Good question and one I struggled with for years to understand.

The challenge with Shetlands is that there are 3 distinct types - unfortunately there are also many "betweener" types - for example a classic that has some modern type characteristics and lively discussions often occur at ring side when a more modern "type" pony wins the classic division or a very refined classic wins in foundation. If your pony has a "B" beside the registration number, it can only show in modern or modern pleasure classes - it is prohibited from showing in classic or foundation classics even if its type is classic in all respects. If your pony has an A beside the registration number it can show in any of the 3 divisions. To exhibit as a foundation, your shetland must have a foundation certificate on its registration papers. Lewella can share more on this topic as well. I often describe type in shetlands when asked - is to think of Moderns - as small saddlebreds/hackneys - Classics as small Arabians and foundations as small morgans - now that can be debated as well, but it helps to visualize them in your mind

Here are three foal photos with all three foals of the same age trotting - that help to illustrate the above

Buckeye WCF Miss Ohio - Modern Shetland







Buckeye WCF Classical Katrina - Classic Shetland






Buckeye WCF Kewpies Lucy Lou - Classic Shetland with Foundation Seal -






With foundations it is important to concentrate more on the bone and substance - Lucy in the above photo has much more bone. muscle and substance than Katrina who is much more refined - it is easier to see the difference in person. Hope this helps some.


----------



## txminipinto (Dec 15, 2005)

Getita,

Girl.....mark my word. One of these days I'm going to stop spending my money and start saving it and BUY ONE OF YOUR HORSES!!! No wonder I always see your name at the top!



Let me know when you get a F/C pinto colt.


----------



## disneyhorse (Dec 15, 2005)

Yes Getitia, THAT makes perfect sense. Thank you, that answers all my questions. (and gorgeous illustration of each type... couldn't be better)

Andrea


----------



## Ponygirl (Dec 15, 2005)

Carin...one of Getitia's stallions, Graham's Little King Lee, is Bobcat's daddy!!!! His bloodlines are the bloodlines of the future, IMO......he produces some of the finest ponies I have ever seen!!!!!


----------



## txminipinto (Dec 15, 2005)

Mary,

We actually own a "niece" of Graham's Little King Lee. A filly sired by Graham's Chief Lobo that's not doing to shabby for his get either! I just might need to get some King Lee get at my house too!


----------



## Belinda (Dec 15, 2005)

I have a daughter of King Lee that Larry and Debbie Laramore bought at the Spooker this fall, I will be showing her this coming year in Classic Yearling class, this is her at the Spooker.

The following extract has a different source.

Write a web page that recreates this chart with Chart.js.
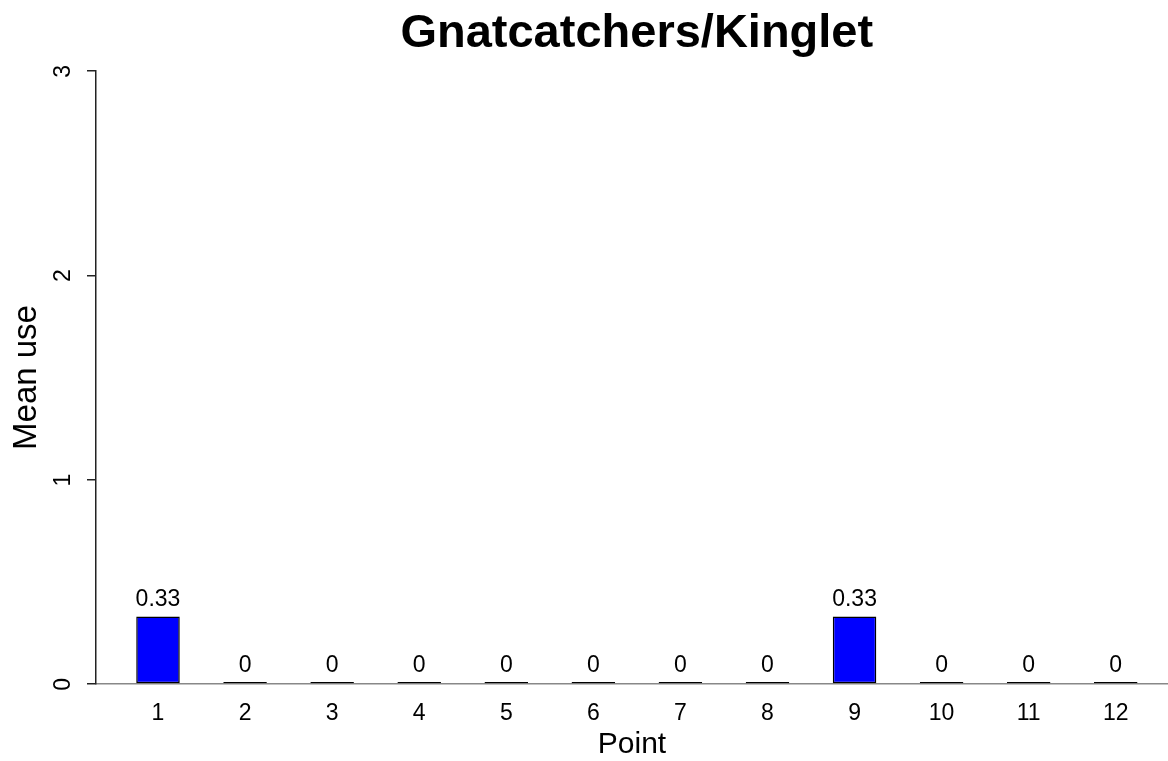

She has filled out a lot since I brought her home and should do well for the Laramores.. Very sweet horse also..


----------



## disneyhorse (Dec 15, 2005)

Woweee look at the legs on that horse!!! VERY nice horse Belinda!

Andrea


----------



## SweetOpal (Dec 16, 2005)

OK my turn for questions on this subject.

So if you have a foundation seal horse that is very refined can you show it in regular classic classes or are you only able to show in Foundation?


----------



## Lisa-Ruff N Tuff Minis (Dec 16, 2005)

Well I too am just learning about the ASPC rules and such and am on a long tedious search for the exact right pony

However.. I am confused about one thing.. well not confused really but.. since ponies are measured differently it is very possible that a 37 in mini can be a 40 in pony I have seen some come in with a differnce as much as 38 as a mini and 41-42 as a pony.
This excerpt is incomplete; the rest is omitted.